Friday, August 12, 2011

Cancer Man: Last one standing 2

I could never seem to be on time for Rebecca. Living on the other side of the county, just getting her to her appointment only a little late was a real challenge. Every day, we had road construction, traffic delays and an endless string of red lights that gathered up, you could loop around and around a Christmas tree.

She was good about it. I apologized, explained and Rebecca just shrugged.

"It doesn't matter to me if I'm late," she said. "I've got nothing else to do today."

Of course, I did. I have two jobs, children, a new home, additional responsibilities and a crumbling personal life.

"You do too much," she told. "It's too much."

I nodded, but what of it? What was I supposed to not do?

There is no answer to that.

Every trip, whatever else we talked about (her daughter's drug use, that time the daughter got married out west for six months or that other time the same daughter was tricked into becoming a hooker out in Las Vegas), it always gravitated back toward religion. She took comfort in God. She had a personal relationship with Jesus.

I wouldn't say it was an entirely healthy relationship. Rebecca struggled. She'd raised a couple of kids and a couple of grandkids. Her first husband beat her. Her second husband tossed her out when she gave up her wild ways. She was lonesome. She prayed a lot. She turned to her Bible, to church and to the song and dance of television preachers.

Jesus, by the way, didn't write, didn't call and didn't send money.

This didn't upset her. It used to bug me, until I quit.

I did not mention my lack of faith and took a little bit of solace in her unflappable cheeriness. I looked forward to collecting her for her treatments and enjoyed our time together. It was good to listen to her tell me about growing up in a house with 14 children raised by one mother.

"We had biscuits and gravy every morning," she said. "We drank powdered milk and ate pinto beans every night."

The food was cheap. Anything else they got from their garden or from neighbors. Meat was a rare occurrence. A treat was a bologna sandwich with a dill pickle on the side and a glass of kool-aid.

Comparatively speaking, she had it made, living in a rented double-wide trailer. Beans and cornbread were comfort food, a touchstone to old memories of family, not a daily staple.

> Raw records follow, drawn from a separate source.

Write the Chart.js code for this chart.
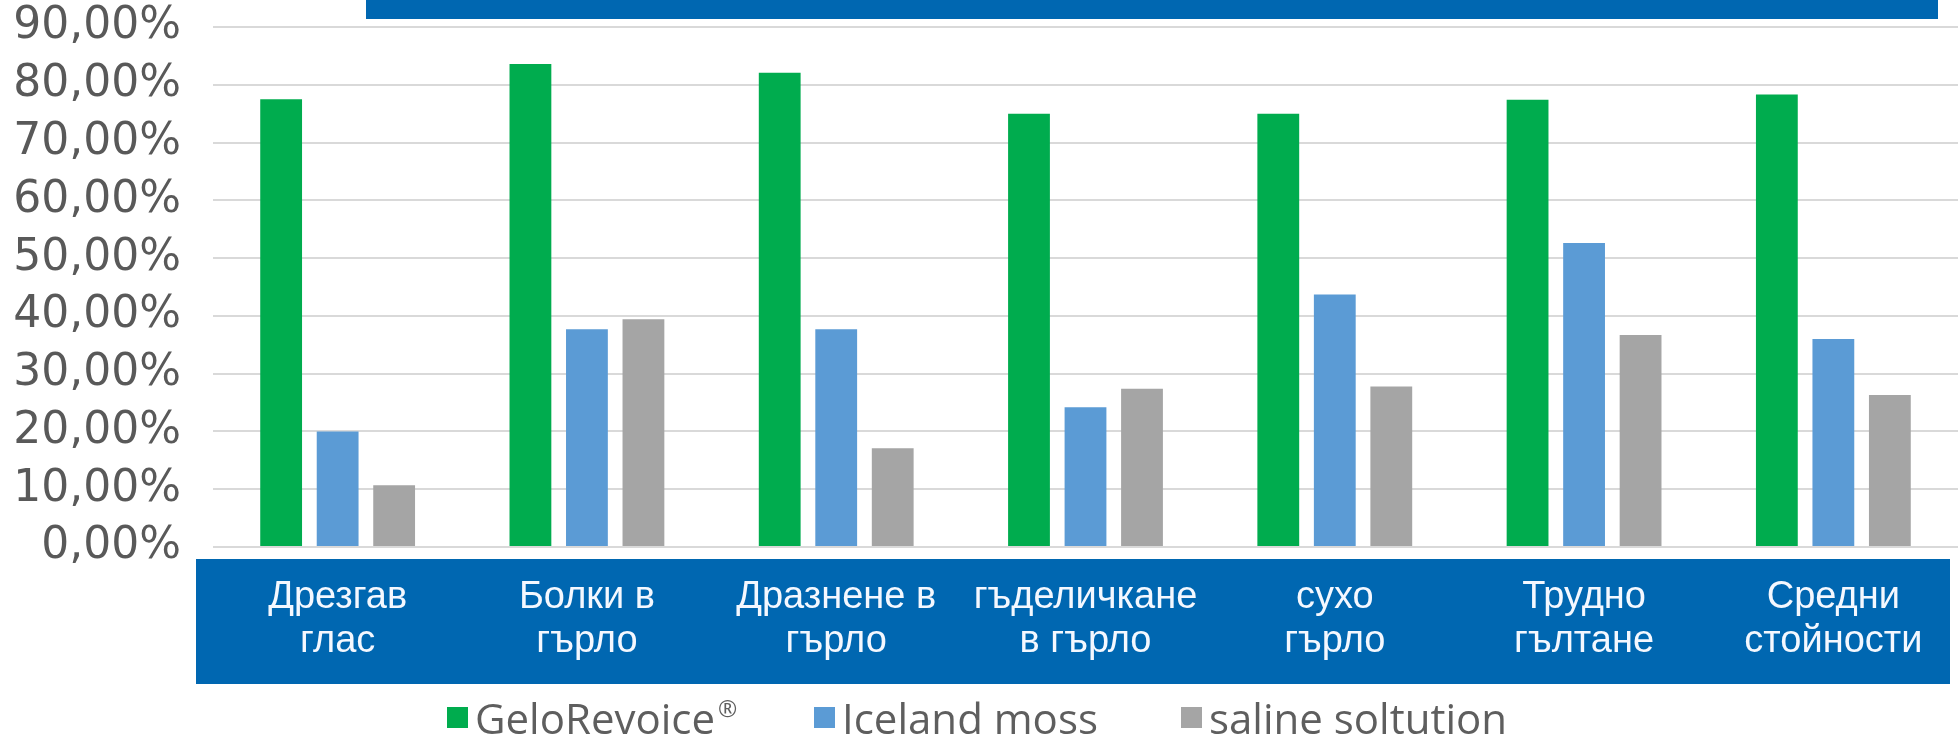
<!DOCTYPE html>
<html>
<head>
<meta charset="utf-8">
<script src="https://cdn.jsdelivr.net/npm/chart.js@4.4.1/dist/chart.umd.min.js"></script>
<style>
  body { margin: 0; background: #fff; overflow: hidden; }
  #wrap { position: relative; width: 1960px; height: 745px; }
  #legend { position: absolute; top: 695px; left: 0; width: 1960px; height: 44px;
            font-family: 'Open Sans', sans-serif; font-size: 42px; color: #5E5E5E; }
  .item { position: absolute; top: 0; height: 44px; display: flex; align-items: center; white-space: nowrap; }
  .sw { width: 21px; height: 21px; margin-right: 7px; }
  sup { font-size: 0.55em; vertical-align: 0.7em; margin-left: 3px; }
</style>
</head>
<body>
<div id="wrap">
  <canvas id="chart" width="1960" height="745"></canvas>
  <div id="legend"></div>
</div>
<script>
// Dados do gráfico (em %)
const categories = [
  ['Дрезгав', 'глас'],
  ['Болки в', 'гърло'],
  ['Дразнене в', 'гърло'],
  ['гъделичкане', 'в гърло'],
  ['сухо', 'гърло'],
  ['Трудно', 'гълтане'],
  ['Средни', 'стойности']
];
const seriesNames = ['GeloRevoice®', 'Iceland moss', 'saline soltution'];
const geloRevoice = [77.5, 83.6, 82.1, 75.0, 75.0, 77.4, 78.3];
const icelandMoss = [20.0, 37.7, 37.7, 24.2, 43.7, 52.6, 36.0];
const salineSolution = [10.7, 39.4, 17.1, 27.4, 27.8, 36.7, 26.3];
const yMin = 0, yMax = 90, yStep = 10;

const colors = ['#00AC4E', '#5B9BD5', '#A5A5A5'];
const boxBlue = '#0067B1';

// Faixas azuis do slide (caixa das categorias e barra do topo)
const bandsPlugin = {
  id: 'bands',
  beforeDraw(chart) {
    const { ctx, chartArea } = chart;
    ctx.save();
    ctx.fillStyle = boxBlue;
    ctx.fillRect(chartArea.left - 17, chartArea.bottom + 12, 1950 - chartArea.left + 17, 125);
    ctx.fillRect(366, 0, 1572, 19);
    ctx.restore();
  }
};

// Zera o padding automático das escalas para controlar a área do gráfico
const noPad = scale => { scale.paddingTop = 0; scale.paddingBottom = 0; scale.paddingLeft = 0; scale.paddingRight = 0; };

new Chart(document.getElementById('chart'), {
  type: 'bar',
  data: {
    labels: categories,
    datasets: [
      { label: seriesNames[0], data: geloRevoice, backgroundColor: colors[0] },
      { label: seriesNames[1], data: icelandMoss, backgroundColor: colors[1] },
      { label: seriesNames[2], data: salineSolution, backgroundColor: colors[2] }
    ]
  },
  options: {
    responsive: false,
    devicePixelRatio: 1,
    animation: false,
    categoryPercentage: 0.68,
    barPercentage: 0.74,
    layout: { padding: { top: 27, right: 2, left: 0, bottom: 61 } },
    plugins: {
      legend: { display: false },
      tooltip: { enabled: false }
    },
    scales: {
      x: {
        grid: { display: false, drawTicks: false },
        border: { display: false },
        ticks: {
          color: '#F4F8FF',
          font: { family: 'Liberation Sans', size: 38, lineHeight: 1.15 },
          padding: 29,
          maxRotation: 0,
          autoSkip: false
        },
        afterFit(scale) { scale.height = 137; noPad(scale); }
      },
      y: {
        min: yMin,
        max: yMax,
        grid: { color: '#D9D9D9', lineWidth: 2, drawTicks: false },
        border: { display: false },
        ticks: {
          stepSize: yStep,
          color: '#595959',
          font: { family: 'DejaVu Sans', size: 44 },
          padding: 32,
          callback: v => v.toFixed(2).replace('.', ',') + '%'
        },
        afterFit(scale) { scale.width = 213; noPad(scale); }
      }
    }
  },
  plugins: [bandsPlugin]
});

// Legenda em HTML
const legendLefts = [447, 814, 1181];
const legend = document.getElementById('legend');
seriesNames.forEach((name, i) => {
  const item = document.createElement('div');
  item.className = 'item';
  item.style.left = legendLefts[i] + 'px';
  const text = name.replace('®', '<sup>®</sup>');
  item.innerHTML = `<span class="sw" style="background:${colors[i]}"></span><span>${text}</span>`;
  legend.appendChild(item);
});
</script>
</body>
</html>
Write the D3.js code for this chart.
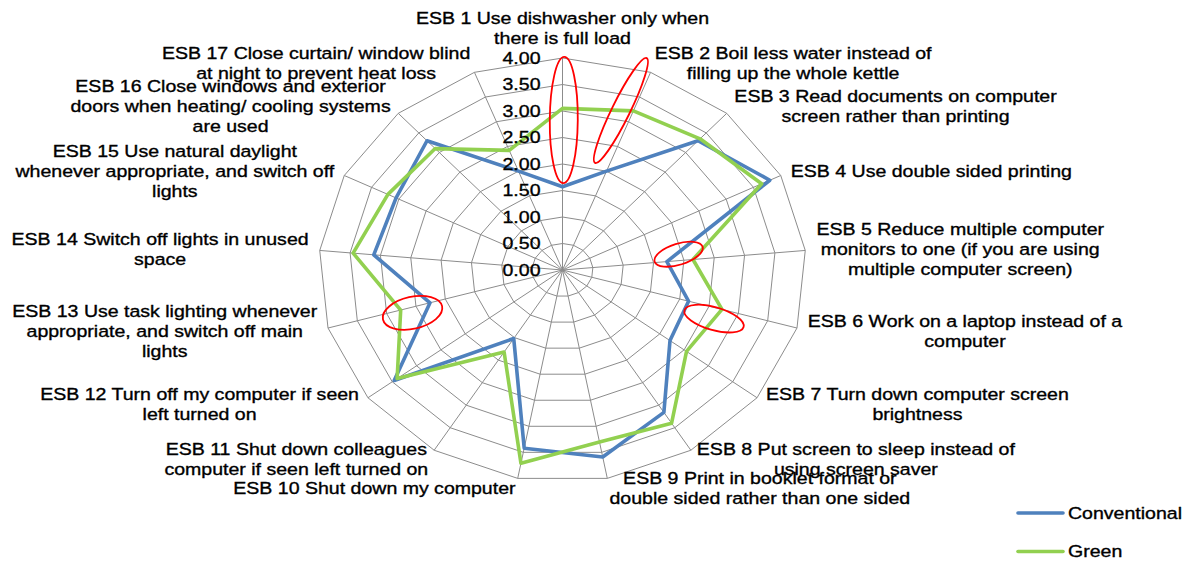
<!DOCTYPE html>
<html>
<head>
<meta charset="utf-8">
<script src="https://cdn.jsdelivr.net/npm/d3@7"></script>
<style>
  html, body { margin: 0; padding: 0; background: #fff; }
  svg { display: block; }
  text { font-family: "Liberation Sans", Arial, sans-serif; fill: #000; stroke: #000; stroke-width: 0.35px; }
</style>
</head>
<body>
<svg id="chart" width="1192" height="561"></svg>
<script>
// Survey items (each "\n" is a line break in the label)
const categories = [
  "ESB 1 Use dishwasher only when\nthere is full load",
  "ESB 2 Boil less water instead of\nfilling up the whole kettle",
  "ESB 3 Read documents on computer\nscreen rather than printing",
  "ESB 4 Use double sided printing",
  "ESB 5 Reduce multiple computer\nmonitors to one (if you are using\nmultiple computer screen)",
  "ESB 6 Work on a laptop instead of a\ncomputer",
  "ESB 7 Turn down computer screen\nbrightness",
  "ESB 8 Put screen to sleep instead of\nusing screen saver",
  "ESB 9 Print in booklet format or\ndouble sided rather than one sided",
  "ESB 10 Shut down my computer",
  "ESB 11 Shut down colleagues\ncomputer if seen left turned on",
  "ESB 12 Turn off my computer if seen\nleft turned on",
  "ESB 13 Use task lighting whenever\nappropriate, and switch off main\nlights",
  "ESB 14 Switch off lights in unused\nspace",
  "ESB 15 Use natural daylight\nwhenever appropriate, and switch off\nlights",
  "ESB 16 Close windows and exterior\ndoors when heating/ cooling systems\nare used",
  "ESB 17 Close curtain/ window blind\nat night to prevent heat loss"
];

// Mean scores per item
const conventional = [1.57, 2.00, 3.30, 3.80, 1.72, 2.15, 2.21, 3.16, 3.59, 3.42, 1.52, 3.46, 2.26, 3.11, 3.05, 3.30, 2.00];
const green        = [3.05, 3.22, 3.35, 3.65, 2.15, 2.72, 2.55, 3.40, 3.30, 3.71, 1.82, 3.40, 2.76, 3.45, 3.20, 3.10, 2.42];

const seriesNames = ["Conventional", "Green"];
const tickValues = [0, 0.5, 1, 1.5, 2, 2.5, 3, 3.5, 4];

// Highlighted item ranges: [axis position, value] at each end, plus half thickness
const highlights = [
  { from: [0.02, 1.64], to: [0.02, 4.02], half: 14 },
  { from: [0.70, 2.09], to: [0.90, 4.23], half: 9 },
  { from: [3.97, 1.52], to: [3.74, 2.34], half: 10.5 },
  { from: [5.23, 2.14], to: [5.19, 3.16], half: 11.5 },
  { from: [11.92, 3.09], to: [11.85, 2.09], half: 16 }
];

const svg = d3.select("#chart");
const cx = 562.5, cy = 270, R = 212, sx = 1.15;
const FONT = 17, LINE_H = 20;

const n = categories.length;
const r = d3.scaleLinear().domain([0, 4]).range([0, R]);
const angle = d3.scaleLinear().domain([0, n]).range([0, 2 * Math.PI]);

const px = (i, v) => cx + sx * r(v) * Math.sin(angle(i));
const py = (i, v) => cy - r(v) * Math.cos(angle(i));

const idx = d3.range(n);
const grid = svg.append("g").attr("class", "grid");

// Concentric polygon rings
tickValues.filter(t => t > 0).forEach(t => {
  grid.append("path")
    .attr("d", d3.line()(idx.map(i => [px(i, t), py(i, t)])) + "Z")
    .attr("fill", "none").attr("stroke", "#8c8c8c").attr("stroke-width", 1);
});

// Spokes
grid.selectAll("line.spoke").data(idx).join("line")
  .attr("class", "spoke")
  .attr("x1", cx).attr("y1", cy)
  .attr("x2", i => px(i, 4)).attr("y2", i => py(i, 4))
  .attr("stroke", "#8c8c8c").attr("stroke-width", 1);

// Series lines
const colors = ["#4F81BD", "#92D050"];
const lineGen = d3.line().x(d => px(d.i, d.v)).y(d => py(d.i, d.v)).curve(d3.curveLinearClosed);
[conventional, green].forEach((vals, s) => {
  svg.append("path")
    .attr("d", lineGen(vals.map((v, i) => ({ i, v }))))
    .attr("fill", "none")
    .attr("stroke", colors[s])
    .attr("stroke-width", 3.6)
    .attr("stroke-linejoin", "round");
});

// Radial axis tick labels (left of the first spoke)
svg.append("g").selectAll("text").data(tickValues).join("text")
  .attr("transform", t => `translate(${cx - 22},${cy - r(t)}) scale(${sx},1)`)
  .attr("text-anchor", "end")
  .attr("dy", "0.35em")
  .attr("font-size", FONT)
  .text(t => d3.format(".2f")(t));

// Category labels, placed just outside the outer ring
const labels = svg.append("g");
idx.forEach(i => {
  const a = angle(i), s = Math.sin(a), c = Math.cos(a);
  const vx = px(i, 4), vy = py(i, 4);
  const lines = categories[i].split("\n");
  const g = labels.append("g");
  const texts = lines.map(l => g.append("text")
    .attr("text-anchor", "middle").attr("dy", "0.35em")
    .attr("font-size", FONT).text(l));
  const w = d3.max(texts, t => t.node().getComputedTextLength()) * sx;
  const h = lines.length * LINE_H;
  let bx, by;
  if (Math.abs(s) < 0.05) {
    bx = vx; by = vy - h / 2 - 10;
  } else if (s > 0) {
    bx = vx + 11 * s + w / 2; by = vy - 10 * c;
  } else {
    bx = vx + 11 * s - w / 2; by = vy - 10 * c;
  }
  texts.forEach((t, k) => {
    const ly = by - h / 2 + LINE_H / 2 + k * LINE_H;
    t.attr("transform", `translate(${bx},${ly}) scale(${sx},1)`);
  });
});

// Highlight ellipses
const hl = svg.append("g");
highlights.forEach(hd => {
  const x1 = px(hd.from[0], hd.from[1]), y1 = py(hd.from[0], hd.from[1]);
  const x2 = px(hd.to[0], hd.to[1]), y2 = py(hd.to[0], hd.to[1]);
  const mx = (x1 + x2) / 2, my = (y1 + y2) / 2;
  const len = Math.hypot(x2 - x1, y2 - y1) / 2;
  const rot = Math.atan2(y2 - y1, x2 - x1) * 180 / Math.PI;
  hl.append("ellipse")
    .attr("cx", 0).attr("cy", 0)
    .attr("rx", len).attr("ry", hd.half)
    .attr("transform", `translate(${mx},${my}) rotate(${rot})`)
    .attr("fill", "none").attr("stroke", "#FF0000").attr("stroke-width", 1.8);
});

// Legend
const legend = svg.append("g");
seriesNames.forEach((name, s) => {
  const y = 513 + s * 38.5;
  legend.append("line")
    .attr("x1", 1018).attr("x2", 1063).attr("y1", y).attr("y2", y)
    .attr("stroke", colors[s]).attr("stroke-width", 3.6).attr("stroke-linecap", "round");
  legend.append("text")
    .attr("transform", `translate(1068,${y}) scale(${sx},1)`)
    .attr("dy", "0.35em").attr("font-size", FONT).text(name);
});
</script>
</body>
</html>
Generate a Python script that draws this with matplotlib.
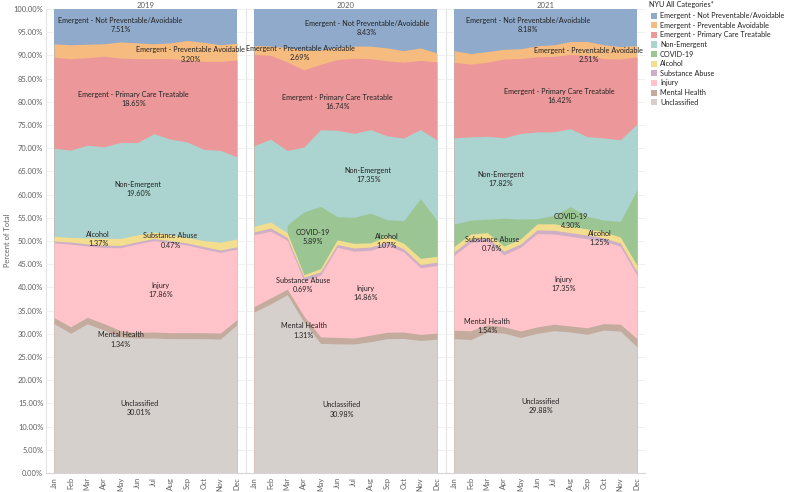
import numpy as np
import matplotlib.pyplot as plt
from matplotlib.patches import Rectangle

plt.rcParams['font.family'] = ['Lato', 'DejaVu Sans']

# === Input data (percent of monthly total) ===
months = ["Jan", "Feb", "Mar", "Apr", "May", "Jun",
          "Jul", "Aug", "Sep", "Oct", "Nov", "Dec"]
years = ["2019", "2020", "2021"]

categories = ["Emergent - Not Preventable/Avoidable",
              "Emergent - Preventable Avoidable",
              "Emergent - Primary Care Treatable",
              "Non-Emergent", "COVID-19", "Alcohol", "Substance Abuse",
              "Injury", "Mental Health", "Unclassified"]

nan = np.nan
not_preventable = [
    [7.5, 7.7, 7.6, 7.5, 7.1, 7.3, 7.5, 7.3, 6.8, 7.2, 7.7, 7.4],
    [7.9, 8.0, 8.3, 8.8, 8.8, 8.3, 8.0, 8.0, 8.4, 9.0, 8.4, 9.5],
    [9.0, 9.6, 9.2, 8.7, 8.6, 7.9, 7.7, 7.0, 7.0, 7.7, 8.1, 7.9]]
preventable = [
    [2.9, 3.0, 2.9, 2.7, 3.5, 3.4, 3.2, 3.4, 4.2, 4.1, 3.6, 3.6],
    [1.9, 2.0, 3.1, 4.3, 3.1, 2.6, 2.6, 2.7, 2.8, 2.5, 2.7, 1.9],
    [2.5, 2.3, 2.3, 2.1, 2.1, 2.4, 2.5, 2.8, 3.0, 3.0, 2.7, 2.4]]
primary_care = [
    [19.6, 19.7, 18.9, 19.5, 18.2, 18.1, 16.2, 17.4, 17.7, 19.0, 19.2, 20.9],
    [19.7, 18.1, 19.0, 16.6, 14.1, 15.2, 16.2, 15.3, 16.2, 16.4, 14.9, 16.9],
    [16.3, 15.7, 16.0, 17.0, 16.2, 16.2, 16.2, 16.0, 17.5, 17.1, 17.4, 14.5]]
non_emergent = [
    [19.0, 18.8, 20.0, 19.7, 20.7, 19.9, 21.2, 20.6, 20.6, 19.7, 19.8, 17.7],
    [17.4, 17.9, 16.0, 14.0, 16.5, 18.6, 18.1, 18.0, 18.1, 17.9, 14.9, 17.4],
    [18.6, 18.0, 17.9, 17.4, 18.5, 18.7, 18.0, 16.8, 17.2, 17.7, 17.6, 14.2]]
covid = [
    [nan] * 12,
    [nan, nan, 1.7, 13.5, 13.4, 5.0, 5.6, 6.4, 3.6, 4.9, 12.9, 7.7],
    [4.8, 3.0, 2.9, 6.0, 4.3, 1.1, 1.8, 4.2, 2.7, 2.5, 3.4, 16.3]]
alcohol = [
    [1.0, 1.0, 1.3, 1.5, 1.5, 1.5, 1.4, 1.3, 1.2, 1.3, 1.7, 1.7],
    [1.2, 1.3, 1.0, 0.5, 0.7, 1.0, 1.0, 0.9, 1.2, 1.2, 1.3, 1.3],
    [1.2, 1.1, 1.1, 1.1, 1.1, 1.3, 1.4, 1.4, 1.3, 1.3, 1.3, 1.4]]
substance = [
    [0.4, 0.45, 0.45, 0.5, 0.5, 0.45, 0.45, 0.45, 0.45, 0.5, 0.5, 0.5],
    [0.6, 0.7, 0.6, 0.8, 0.7, 0.6, 0.7, 0.7, 0.7, 0.7, 0.7, 0.7],
    [0.8, 0.7, 0.7, 0.8, 0.7, 0.8, 0.8, 0.8, 0.8, 0.7, 0.7, 0.8]]
injury = [
    [16.1, 17.8, 15.4, 16.4, 17.9, 19.1, 19.7, 19.4, 18.9, 18.1, 17.4, 15.2],
    [15.5, 14.4, 10.5, 7.6, 13.3, 19.4, 18.7, 18.3, 18.8, 17.3, 14.4, 14.6],
    [16.1, 19.1, 18.1, 15.5, 18.1, 20.1, 19.4, 19.3, 19.2, 17.8, 16.8, 13.6]]
mental = [
    [1.3, 1.4, 1.4, 1.4, 1.3, 1.2, 1.3, 1.3, 1.3, 1.3, 1.3, 1.1],
    [1.2, 1.3, 1.2, 1.3, 1.4, 1.4, 1.3, 1.4, 1.4, 1.4, 1.3, 1.3],
    [1.8, 1.9, 1.6, 1.4, 1.4, 1.4, 1.4, 1.3, 1.4, 1.4, 1.5, 1.8]]
unclassified = [
    [32.2, 30.1, 32.2, 30.8, 29.4, 29.1, 29.1, 29.0, 29.0, 29.0, 28.9, 32.0],
    [34.7, 36.5, 38.3, 32.5, 27.9, 27.8, 27.8, 28.3, 29.0, 29.1, 28.6, 28.9],
    [29.0, 28.8, 30.4, 30.2, 29.3, 30.1, 30.6, 30.4, 29.9, 30.8, 30.6, 27.2]]

# yearly share labels shown on the areas
share_labels = [
    ["7.51%", "3.20%", "18.65%", "19.60%", None, "1.37%", "0.47%", "17.86%", "1.34%", "30.01%"],
    ["8.43%", "2.69%", "16.74%", "17.35%", "5.89%", "1.07%", "0.69%", "14.86%", "1.31%", "30.98%"],
    ["8.18%", "2.51%", "16.42%", "17.82%", "4.30%", "1.25%", "0.76%", "17.35%", "1.54%", "29.88%"]]

series = [not_preventable, preventable, primary_care, non_emergent, covid,
          alcohol, substance, injury, mental, unclassified]

colors = ["#8faacb", "#f6bb7f", "#ec989a", "#abd3cf", "#9bc694",
          "#f3dd8f", "#cfafc6", "#ffc3c9", "#c3ab9e", "#d6d0cd"]

# label anchor points (month index, percent) per panel
label_pos = [
    [(4.0, 96.5), (8.2, 90.2), (4.78, 80.6), (5.07, 61.2), None,
     (2.65, 50.4), (7.0, 50.1), (6.4, 39.5), (4.0, 28.8), (5.13, 14.0)],
    [(6.78, 95.9), (2.78, 90.5), (5.02, 79.9), (6.87, 64.2), (3.53, 50.9),
     (8.0, 50.0), (2.97, 40.5), (6.7, 38.85), (2.99, 30.7), (5.28, 13.7)],
    [(4.43, 96.5), (8.11, 90.1), (6.34, 81.3), (2.82, 63.4), (7.01, 54.3),
     (8.77, 50.6), (2.27, 49.3), (6.58, 40.7), (2.0, 31.7), (5.2, 14.5)]]

# === Figure ===
W, H = 787, 492
fig = plt.figure(figsize=(W / 100, H / 100), dpi=100)
x = np.arange(12)
txt = "#222222"
grey = "#5f5f5f"

for p, year in enumerate(years):
    left = 46 + 200 * p
    ax = fig.add_axes([left / W, 1 - 473 / H, 199 / W, 464 / H])

    vals = np.array([s[p] for s in series], dtype=float)
    filled = np.nan_to_num(vals)
    share = filled / filled.sum(axis=0) * 100
    # cumulative tops, stacking from the bottom (last category) upward
    cum = np.cumsum(share[::-1], axis=0)[::-1]

    # paint from the top layer down so each layer covers the one above
    for k in range(len(series)):
        mask = ~np.isnan(vals[k])
        if not mask.any():
            continue
        ax.fill_between(x, 0, cum[k], where=mask, color=colors[k],
                        linewidth=0, zorder=2)

    for k, name in enumerate(categories):
        pos = label_pos[p][k]
        if pos is None:
            continue
        ax.text(pos[0], pos[1], f"{name}\n{share_labels[p][k]}", ha="center",
                va="center", fontsize=5.2, color=txt, linespacing=1.4,
                zorder=5, clip_on=True)

    ax.set_xlim(-0.48, 11.48)
    ax.set_ylim(0, 100)
    ax.set_yticks(np.arange(0, 101, 5))
    ax.grid(True, axis="y", color="#eeeeee", linewidth=0.6)
    ax.set_axisbelow(True)
    ax.set_xticks(x)
    ax.set_xticklabels(months, rotation=90, fontsize=5.3, color=grey)
    ax.tick_params(axis="x", length=0, pad=3)
    ax.tick_params(axis="y", length=0, pad=2)
    if p == 0:
        ax.set_yticklabels([f"{v:.2f}%" for v in np.arange(0, 101, 5)],
                           fontsize=5.4, color=grey)
    else:
        ax.set_yticklabels([])
    for side in ["top", "right"]:
        ax.spines[side].set_visible(False)
    ax.spines["left"].set_color("#e3e3e3")
    ax.spines["bottom"].set_color("#d5d5d5")
    ax.spines["left"].set_linewidth(0.8)
    ax.spines["bottom"].set_linewidth(0.8)
    ax.text(0.5, 1.0, year, transform=ax.transAxes, ha="center", va="bottom",
            fontsize=5.6, color=grey)

fig.text(8 / W, 1 - 240 / H, "Percent of Total", rotation=90, ha="center",
         va="center", fontsize=5.4, color=grey)

# === Legend drawn by hand ===
fig.text(649 / W, 1 - 5 / H, "NYU All Categories*", ha="left", va="center",
         fontsize=5.2, color=txt)
for i, name in enumerate(categories):
    yc = 15.7 + 9.6 * i
    fig.add_artist(Rectangle((651 / W, 1 - (yc + 3) / H), 6 / W, 6 / H,
                             transform=fig.transFigure, facecolor=colors[i],
                             edgecolor="none"))
    fig.text(660 / W, 1 - yc / H, name, ha="left", va="center",
             fontsize=5.2, color=txt)

fig.savefig("out.png", dpi=100, facecolor="white")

She told me about surviving, about getting over the loss of quitting one marriage and being discarded from another. She told me she'd managed to maintain a friendship with her second husband. They were good friends and spoke about every week on the phone. He was a good man, she said. He just wasn't who she needed to be with any more. They'd changed. He drank. She didn't. He wouldn't give it up and she wouldn't pick it back up.

She told me she really hadn't needed the marriage. She'd found purpose in her faith and as the mother to her daughter's children.

"You know, if I'd have thought about it," she said. "I guess I could have asked the lord to send me another man, but I don't guess I needed one. I've been all right without having a man around."

She wasn't bitter about it or resentful. There wasn't even a sense of regret.

I don't think it was always that way for her. I think it took time, but at the end of it, even facing cancer, she hadn't really needed a man around. She hadn't needed someone to be there to hold her, to listen to her or to love her. She'd found most of those things through her grandchildren and through her God.

Really, the only thing she'd needed that she might have gotten from a husband was someone to drive her to the hospital and sit with her for a little while. As that turned out, she hadn't even really needed that.